> [DO THIS]
Pictures excluded, return the lines below from the first through the line holding "const yTicks = [-5, 0, 5, 10, 15, 20, 25, 30];".

════════════════════

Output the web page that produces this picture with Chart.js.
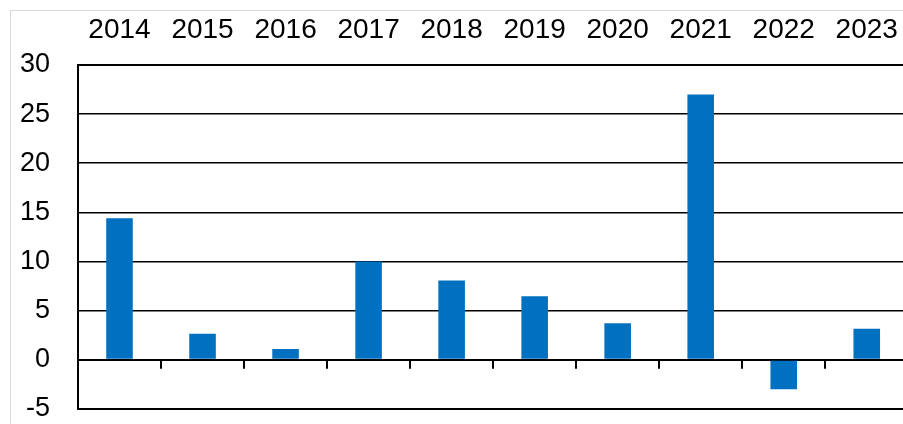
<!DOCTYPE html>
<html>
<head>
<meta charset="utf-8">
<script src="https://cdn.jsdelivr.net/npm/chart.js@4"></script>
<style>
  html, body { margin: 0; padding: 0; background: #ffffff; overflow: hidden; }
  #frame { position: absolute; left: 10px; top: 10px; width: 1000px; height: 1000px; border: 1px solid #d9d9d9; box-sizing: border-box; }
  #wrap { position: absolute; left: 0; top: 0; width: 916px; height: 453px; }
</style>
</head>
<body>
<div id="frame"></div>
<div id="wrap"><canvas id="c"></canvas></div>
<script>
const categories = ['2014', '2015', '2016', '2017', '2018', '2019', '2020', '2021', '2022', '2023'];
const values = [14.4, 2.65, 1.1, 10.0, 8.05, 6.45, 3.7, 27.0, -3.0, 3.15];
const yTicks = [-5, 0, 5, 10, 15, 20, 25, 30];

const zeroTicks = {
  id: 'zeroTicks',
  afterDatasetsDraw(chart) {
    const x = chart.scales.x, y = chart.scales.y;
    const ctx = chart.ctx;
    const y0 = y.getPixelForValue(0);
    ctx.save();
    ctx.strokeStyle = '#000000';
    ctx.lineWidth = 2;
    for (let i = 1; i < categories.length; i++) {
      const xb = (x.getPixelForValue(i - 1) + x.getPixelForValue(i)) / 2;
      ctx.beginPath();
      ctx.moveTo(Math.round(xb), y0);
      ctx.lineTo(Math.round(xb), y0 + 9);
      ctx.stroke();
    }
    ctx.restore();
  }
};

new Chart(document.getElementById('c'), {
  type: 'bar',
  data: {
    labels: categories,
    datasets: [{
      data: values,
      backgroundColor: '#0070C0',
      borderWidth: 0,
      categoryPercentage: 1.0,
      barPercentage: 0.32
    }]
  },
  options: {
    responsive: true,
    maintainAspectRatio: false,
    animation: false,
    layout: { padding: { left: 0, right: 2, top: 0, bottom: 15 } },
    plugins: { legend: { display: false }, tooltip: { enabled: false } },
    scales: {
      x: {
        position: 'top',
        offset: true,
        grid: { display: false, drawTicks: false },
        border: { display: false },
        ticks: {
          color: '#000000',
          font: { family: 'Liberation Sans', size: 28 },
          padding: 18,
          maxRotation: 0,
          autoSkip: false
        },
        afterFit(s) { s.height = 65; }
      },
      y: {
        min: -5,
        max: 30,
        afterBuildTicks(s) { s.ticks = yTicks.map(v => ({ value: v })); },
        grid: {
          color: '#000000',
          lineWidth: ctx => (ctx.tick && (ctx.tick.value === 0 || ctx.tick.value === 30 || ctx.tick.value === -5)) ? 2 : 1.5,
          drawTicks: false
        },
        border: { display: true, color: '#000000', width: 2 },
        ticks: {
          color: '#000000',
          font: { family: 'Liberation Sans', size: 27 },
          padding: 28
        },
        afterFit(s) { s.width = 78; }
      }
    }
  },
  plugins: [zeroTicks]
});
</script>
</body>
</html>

════════════════════

> [REPLY TO THE TASK]
Output the web page that produces this picture with Chart.js.
<!DOCTYPE html>
<html>
<head>
<meta charset="utf-8">
<script src="https://cdn.jsdelivr.net/npm/chart.js@4"></script>
<style>
  html, body { margin: 0; padding: 0; background: #ffffff; overflow: hidden; }
  #frame { position: absolute; left: 10px; top: 10px; width: 1000px; height: 1000px; border: 1px solid #d9d9d9; box-sizing: border-box; }
  #wrap { position: absolute; left: 0; top: 0; width: 916px; height: 453px; }
</style>
</head>
<body>
<div id="frame"></div>
<div id="wrap"><canvas id="c"></canvas></div>
<script>
const categories = ['2014', '2015', '2016', '2017', '2018', '2019', '2020', '2021', '2022', '2023'];
const values = [14.4, 2.65, 1.1, 10.0, 8.05, 6.45, 3.7, 27.0, -3.0, 3.15];
const yTicks = [-5, 0, 5, 10, 15, 20, 25, 30];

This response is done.